2009年4月27日、春の太陽の訪れと共に、3年間もヴェルサイユ宮殿を留守にしていたルイ十四世の騎馬像が戻ってきました。
高さ5m50、長さ4m50の堂々たる御姿です。
馬の彫刻は、ピエール・カルトリエ Pierre Cartellier 作で、王政復古の時代、コンコルド広場に設置する予定で実現を見なかったルイ十四世の騎馬像の為に1829年に鋳造されたものです。
ルイ十四世像の方は、彫刻家ルイ・プティトLouis Petitotによる作品で、1836に鋳造されました。



すでに30年程前から、王の帽子の羽、帯刀、馬具などの腐食が激しく、朽ち落ちそうだったのですが、ようやくメセナ La Française des jeuxのお陰で、今回2年間の修復期間をかけて、若返って健康な御姿で太陽王はご帰還です。
そのリハビリ費用は50万ユーロで、高さ4メートルの台座も修復され、ブロンズ像には公害防止策も施されたようです。
(台座及び周りの敷石の工事が完了しておらず、5月20日現在、まだ足場仮枠が外されておりません。)



この騎馬像は、1836年、ルイ・フィリップ王がヴェルサイユ宮殿を《フランスのすべての栄光の為》のミュゼにした年に中庭に置かれ、フランス革命以前には存在しなかったものです。(VERS 3の写真)それまで騎馬像のあった場所には、かつて建築家ジュール・アールドワン・マンサールの監督下で1680年頃に建築された《王の門》が再現され、2年間の工事を終え黄金に輝いています。
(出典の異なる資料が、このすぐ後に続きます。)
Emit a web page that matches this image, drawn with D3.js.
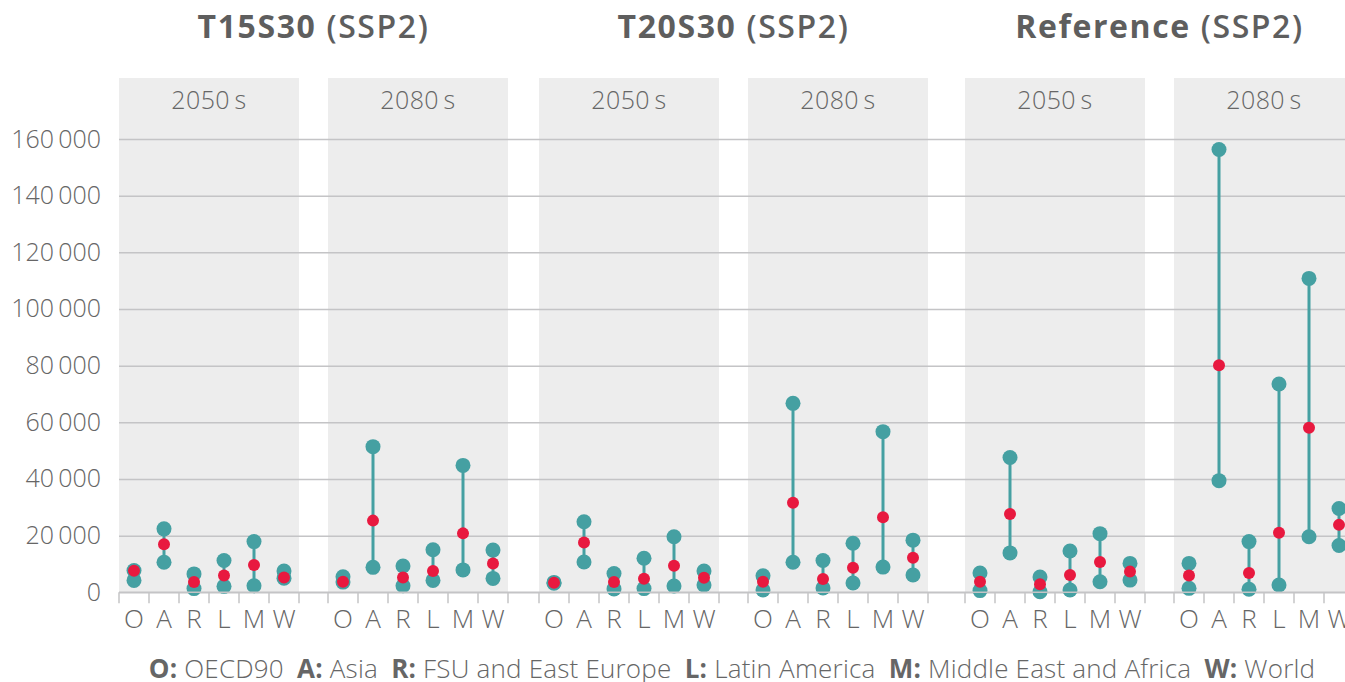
<!DOCTYPE html>
<html>
<head>
<meta charset="utf-8">
<script src="https://d3js.org/d3.v7.min.js"></script>
<style>
  body { margin: 0; background: #fff; }
  svg text { font-family: "Open Sans", Lato, sans-serif; fill: #666; }
</style>
</head>
<body>
<script>
// --- data ---
var regions = ["O", "A", "R", "L", "M", "W"];
var scenarios = ["T15S30", "T20S30", "Reference"];
var periods = ["2050s", "2080s"];
var yTicks = [0, 20000, 40000, 60000, 80000, 100000, 120000, 140000, 160000];
var legendItems = [["O:", "OECD90"], ["A:", "Asia"], ["R:", "FSU and East Europe"],
                   ["L:", "Latin America"], ["M:", "Middle East and Africa"], ["W:", "World"]];

// one row per panel: T15S30 2050s, T15S30 2080s, T20S30 2050s, T20S30 2080s, Ref 2050s, Ref 2080s
var lowVals = [
  [4200, 10600, 1300, 2100, 2300, 5000],
  [3600, 8800, 2300, 4200, 7900, 4900],
  [3200, 10700, 1200, 1300, 2200, 2600],
  [800, 10600, 1500, 3300, 8900, 6100],
  [600, 13900, 200, 800, 3700, 4300],
  [1400, 39400, 1100, 2600, 19600, 16500]
];
var midVals = [
  [7600, 17000, 3600, 5900, 9600, 5200],
  [3700, 25300, 5200, 7500, 20800, 10200],
  [3400, 17600, 3600, 4800, 9400, 5100],
  [3700, 31600, 4700, 8700, 26500, 12200],
  [3700, 27600, 2800, 6100, 10700, 7300],
  [5900, 80100, 6800, 21000, 58100, 23800]
];
var highVals = [
  [7700, 22400, 6500, 11200, 17900, 7500],
  [5500, 51400, 9300, 15000, 44800, 14900],
  [3500, 24900, 6600, 12000, 19600, 7500],
  [5800, 66700, 11200, 17300, 56700, 18400],
  [6800, 47600, 5400, 14600, 20700, 10200],
  [10200, 156300, 17900, 73500, 110800, 29600]
];

// --- layout ---
var width = 1345, height = 682;
var groupX = [119, 539, 965];
var panelOffset = [0, 209];
var panelW = 180;
var panelTop = 78;

var teal = "#45a0a2", red = "#e8193f";

var svg = d3.select("body").append("svg")
    .attr("width", width)
    .attr("height", height);

var y = d3.scaleLinear().domain([0, 160000]).range([592.3, 139]);
var xBand = d3.scaleBand().domain(regions).range([0, panelW]);

var locale = d3.formatLocale({decimal: ".", thousands: "\u2009", grouping: [3], currency: ["", ""]});
var fmt = locale.format(",");

// panels list
var panels = [];
scenarios.forEach(function(s, si) {
  periods.forEach(function(p, pi) {
    var k = si * 2 + pi;
    panels.push({
      scenario: s, period: p,
      x0: groupX[si] + panelOffset[pi],
      rows: regions.map(function(r, ri) {
        return {region: r, low: lowVals[k][ri], mid: midVals[k][ri], high: highVals[k][ri]};
      })
    });
  });
});

// gray panel backgrounds
svg.selectAll("rect.panel")
  .data(panels)
  .enter().append("rect")
    .attr("class", "panel")
    .attr("x", function(d) { return d.x0; })
    .attr("y", panelTop)
    .attr("width", panelW)
    .attr("height", y(0) - panelTop)
    .attr("fill", "#ededed");

// gridlines + y labels
var yAxis = d3.axisLeft(y)
    .tickValues(yTicks)
    .tickSize(-(width - groupX[0]))
    .tickFormat(fmt);

var gy = svg.append("g")
    .attr("transform", "translate(" + groupX[0] + ",0)")
    .call(yAxis);
gy.select(".domain").remove();
gy.selectAll(".tick line")
    .attr("stroke", "#c4c4c6")
    .attr("stroke-width", 1.5);
gy.selectAll(".tick text")
    .attr("x", -18)
    .attr("font-size", 25)
    .attr("font-weight", 300)
    .attr("fill", "#666");

// x axis per panel (ticks at band edges)
panels.forEach(function(p) {
  var g = svg.append("g").attr("transform", "translate(" + p.x0 + "," + y(0) + ")");
  g.selectAll("line.tk")
    .data(d3.range(regions.length + 1))
    .enter().append("line")
      .attr("x1", function(i) { return i * xBand.step(); })
      .attr("x2", function(i) { return i * xBand.step(); })
      .attr("y1", 0)
      .attr("y2", 11)
      .attr("stroke", "#c4c4c6")
      .attr("stroke-width", 1.5);
  g.selectAll("text")
    .data(regions)
    .enter().append("text")
      .attr("x", function(r) { return xBand(r) + xBand.bandwidth() / 2; })
      .attr("y", 29)
      .attr("text-anchor", "middle")
      .attr("dominant-baseline", "middle")
      .attr("font-size", 26)
      .attr("font-weight", 300)
      .text(function(r) { return r; });

  // period label
  svg.append("text")
    .attr("x", p.x0 + panelW / 2)
    .attr("y", 102)
    .attr("text-anchor", "middle")
    .attr("dominant-baseline", "middle")
    .attr("font-size", 25)
    .attr("font-weight", 300)
    .attr("letter-spacing", 0.4)
    .text(p.period.replace("s", "\u2009s"));

  // range lines and dots
  var cx = function(d) { return p.x0 + xBand(d.region) + xBand.bandwidth() / 2; };
  var mg = svg.append("g");
  mg.selectAll("line.rng")
    .data(p.rows)
    .enter().append("line")
      .attr("x1", cx).attr("x2", cx)
      .attr("y1", function(d) { return y(d.low); })
      .attr("y2", function(d) { return y(d.high); })
      .attr("stroke", teal)
      .attr("stroke-width", 3);
  mg.selectAll("circle.lo")
    .data(p.rows)
    .enter().append("circle")
      .attr("cx", cx)
      .attr("cy", function(d) { return y(d.low); })
      .attr("r", 7.5)
      .attr("fill", teal);
  mg.selectAll("circle.hi")
    .data(p.rows)
    .enter().append("circle")
      .attr("cx", cx)
      .attr("cy", function(d) { return y(d.high); })
      .attr("r", 7.5)
      .attr("fill", teal);
  mg.selectAll("circle.mid")
    .data(p.rows)
    .enter().append("circle")
      .attr("cx", cx)
      .attr("cy", function(d) { return y(d.mid); })
      .attr("r", 6)
      .attr("fill", red);
});

// baseline
svg.append("line")
  .attr("x1", groupX[0]).attr("x2", width)
  .attr("y1", y(0)).attr("y2", y(0))
  .attr("stroke", "#c4c4c6")
  .attr("stroke-width", 1.5);

// scenario titles
scenarios.forEach(function(s, si) {
  var t = svg.append("text")
    .attr("x", groupX[si] + (panelOffset[1] + panelW) / 2)
    .attr("y", 29)
    .attr("text-anchor", "middle")
    .attr("dominant-baseline", "middle")
    .attr("font-size", 32)
    .attr("letter-spacing", 1.6)
    .attr("fill", "#5e5e5e");
  t.append("tspan").attr("font-weight", 700).attr("fill", "#5e5e5e").text(s);
  t.append("tspan").attr("font-weight", 600).attr("fill", "#5e5e5e").text(" (SSP2)");
});

// legend
var lg = svg.append("text")
  .attr("x", 732)
  .attr("y", 671)
  .attr("text-anchor", "middle")
  .attr("dominant-baseline", "middle")
  .attr("font-size", 26)
  .attr("letter-spacing", 0.2);
legendItems.forEach(function(it, i) {
  lg.append("tspan").attr("font-weight", 700).text((i > 0 ? "\u2002" : "") + it[0]);
  lg.append("tspan").attr("font-weight", 300).text(" " + it[1]);
});
</script>
</body>
</html>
この門は長さ80メートルで、15トンもの鉄、10万枚もの金箔が使用され、その修復費用は500万ユーロに達し、北側の哨舎の上にはチュビイTuby作の《豊穣の女神》、南側哨舎上には、クァズヴォックスCoysevox作の《平和の女神》が置かれています。当時は、王族または王が特別に許可した選ばれた貴族しか通れなかった門でした。
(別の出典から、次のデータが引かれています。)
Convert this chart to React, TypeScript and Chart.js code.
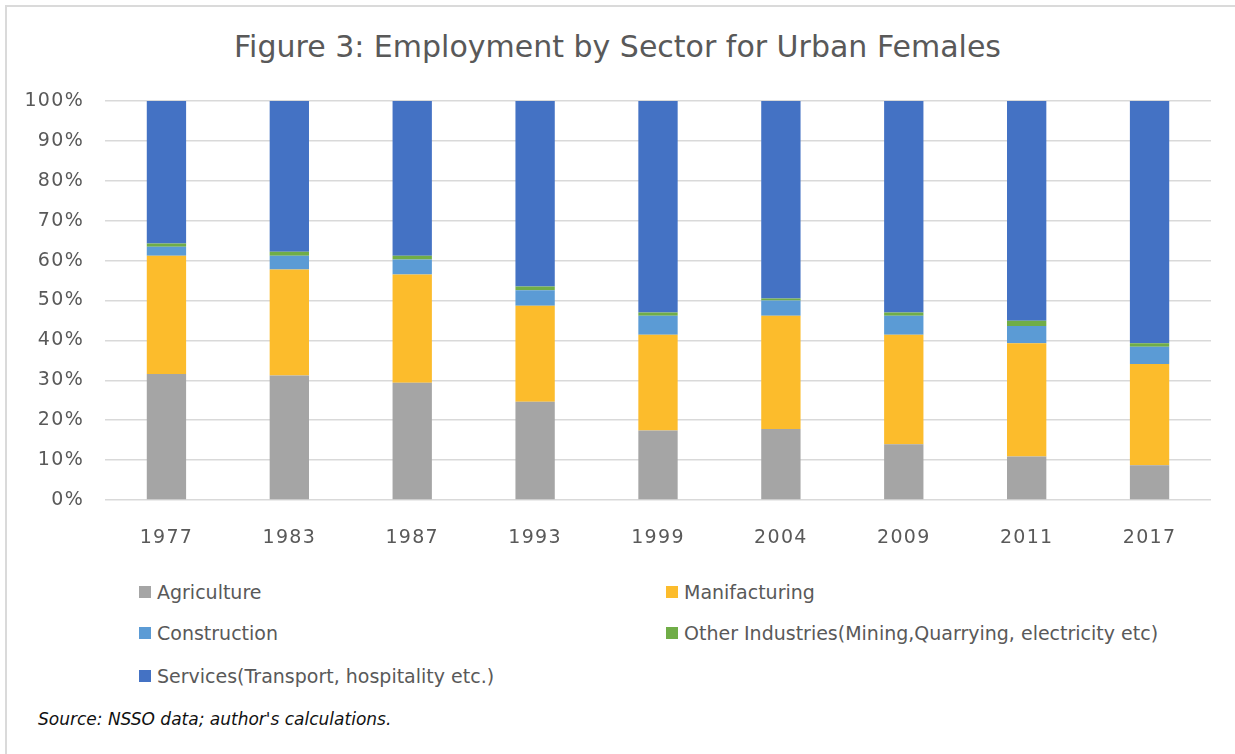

今回騎馬像が置かれた場所は、元の所からはかなり前に移動していて、宮殿の正面、パリ通りの始まるla place d'Armeです。
ここは”太陽王”とも呼ばれるルイ・十四世の考えた壮大なヴェルサイユ宮殿及び都市計画の主軸に位置し、まるで宮殿を訪ねる人々を王自身が迎えてくれるかのようです。
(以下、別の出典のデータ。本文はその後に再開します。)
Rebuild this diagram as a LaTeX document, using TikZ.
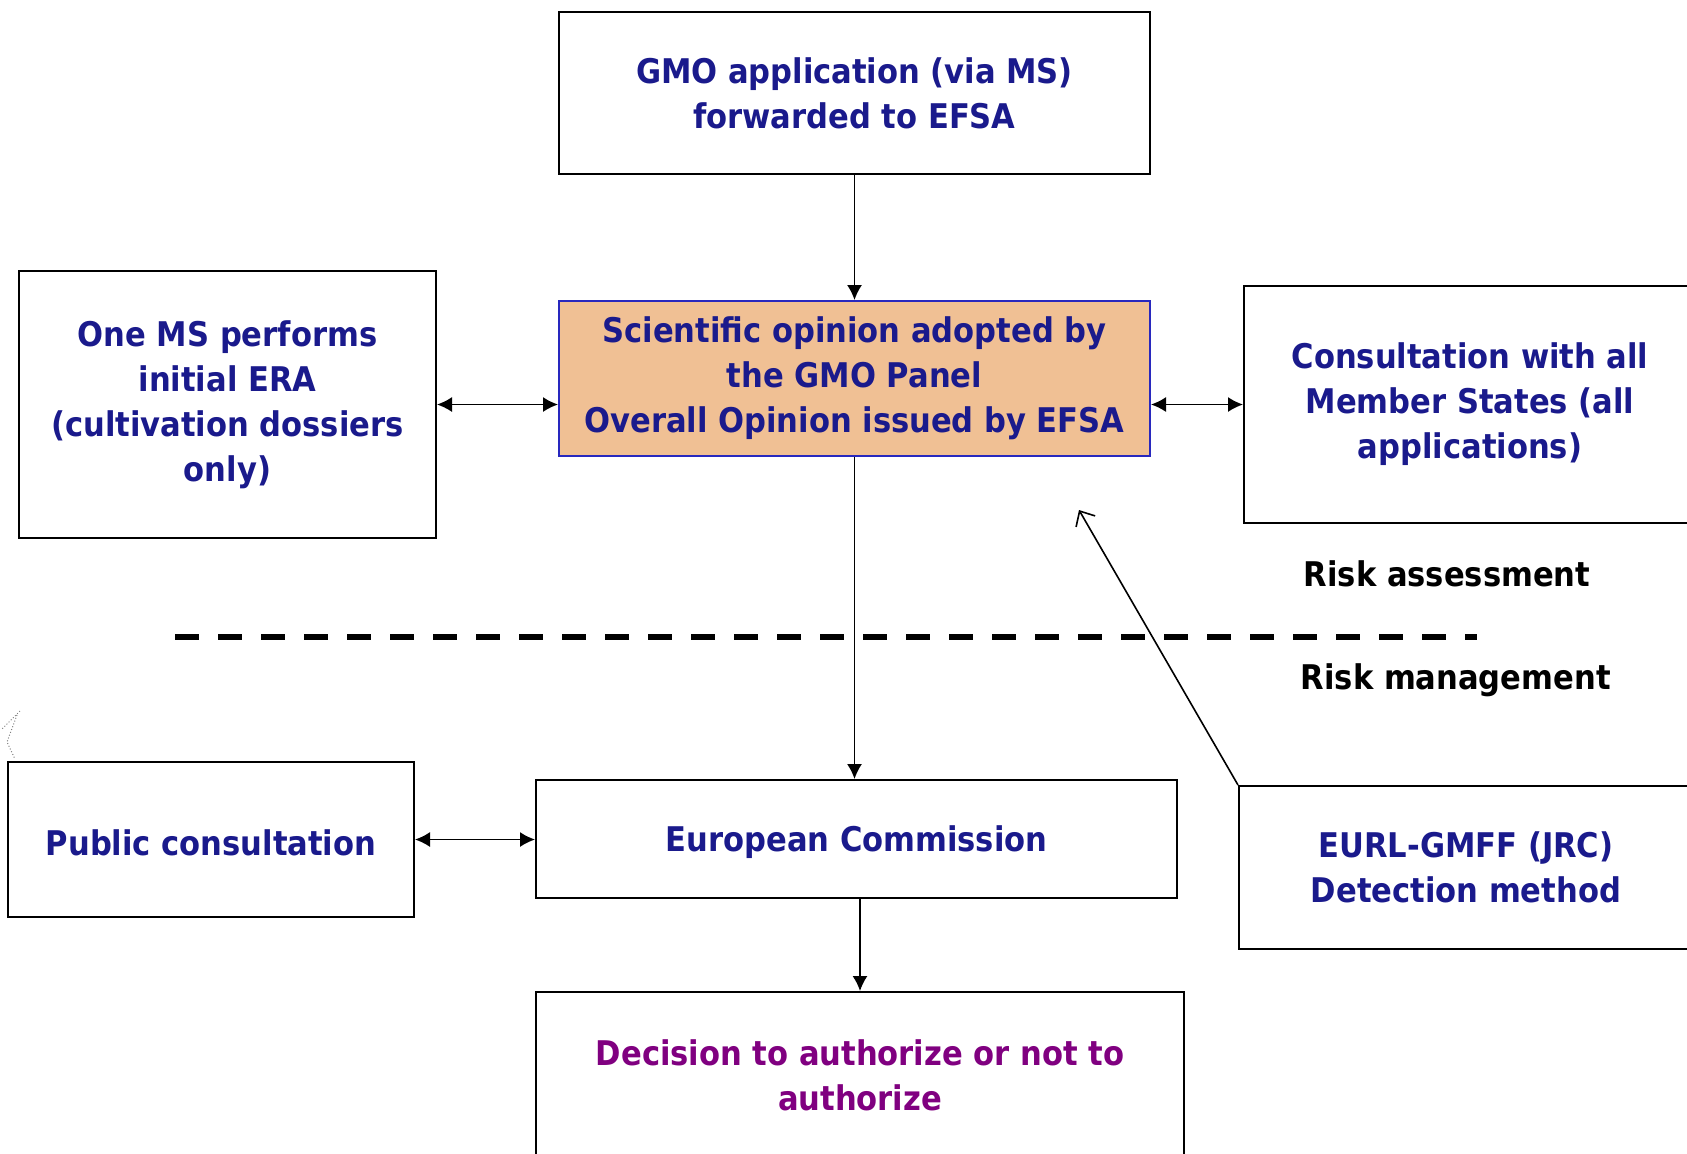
\documentclass[tikz,border=0pt]{standalone}
\usepackage{fontspec}
\setmainfont{DejaVu Sans Condensed}
\usepackage{tikz}
\usetikzlibrary{arrows.meta}
\definecolor{efsablue}{RGB}{26,26,140}
\definecolor{efsapurple}{RGB}{128,0,128}
\definecolor{panelfill}{RGB}{240,192,148}
\definecolor{panelline}{RGB}{40,40,190}

\begin{document}
\begin{tikzpicture}[x=0.5pt,y=-0.5pt,>={Latex[length=7.5pt,width=7.5pt]},line width=0.8pt]
		\tikzstyle{box}=[draw=black,line width=1pt,align=center,inner sep=0pt,text=efsablue,font=\bfseries\fontsize{17}{22.5}\selectfont,execute at begin node={\rule{0pt}{16.5pt}}]
		\tikzstyle{panel}=[box,fill=panelfill,draw=panelline]
		\tikzstyle{zone}=[anchor=west,inner sep=0pt,font=\bfseries\fontsize{17}{22.5}\selectfont]
		\clip (0,0) rectangle (1687,1153);
		\useasboundingbox (0,0) rectangle (1687,1153);
		
		\node[box,minimum width=295.5pt,minimum height=81pt] (gmo) at (854.5,93) {GMO application (via MS)\\forwarded to EFSA};
		\node[panel,minimum width=295.5pt,minimum height=77.5pt] (sci) at (854.5,378.5) {Scientific opinion adopted by\\the GMO Panel\\Overall Opinion issued by EFSA};
		\node[box,minimum width=208.5pt,minimum height=133.5pt] (era) at (227.5,404.5) {One MS performs\\initial ERA\\(cultivation dossiers\\only)};
		\node[box,minimum width=226pt,minimum height=118.5pt] (cons) at (1470,404.5) {Consultation with all\\Member States (all\\applications)};
		\node[box,minimum width=203pt,minimum height=77.5pt] (pub) at (211,839.5) {Public consultation};
		\node[box,minimum width=320.5pt,minimum height=59pt] (ec) at (856.5,839) {European Commission};
		\node[box,minimum width=227pt,minimum height=81.5pt] (eurl) at (1466,867.5) {EURL-GMFF (JRC)\\Detection method};
		\node[box,minimum width=324pt,minimum height=83pt,text=efsapurple] (dec) at (860,1075) {Decision to authorize or not to\\authorize};
		\node[zone] (ra) at (1303,574) {Risk assessment};
		\node[zone] (rm) at (1300,680) {Risk management};
		\coordinate (hint) at (1079,510);
		
		% risk assessment / risk management border
		\draw[line width=2.8pt,dash pattern=on 12pt off 9.5pt] (175,637) -- (1477,637);
		
		\draw[->] (gmo) -- (sci);
		\draw[<->] (era.east) -- (era.east -| sci.west);
		\draw[<->] (cons.west -| sci.east) -- (cons.west);
		\draw[->] (sci.south) -- (sci.south |- ec.north);
		\draw[<->] (pub.east) -- (pub.east -| ec.west);
		\draw[->] (ec.south -| dec.north) -- (dec.north);
		\draw[-{Straight Barb[length=6pt,width=11pt]}] (eurl.north west) -- (hint);
		
		\draw[gray,line width=0.5pt,densely dotted] (20,711) -- (1,730);
		\draw[gray,line width=0.5pt,densely dotted] (17,715) -- (7,742) -- (15,759);
\end{tikzpicture}
\end{document}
歴史家の中には、「プロポーションが悪く、まるで王はポニーの上に座っているようだ」とか、「王宮の中庭ではなく、一般人の通行する場所に置かれるのは、王にとっては不満であろう」とか言う人もおりますが、観光客としては、ルイ・十四世自らが出迎えてくれているようで、これから始まる宮殿見学を何か楽しい嬉しい気分にさせてくれます。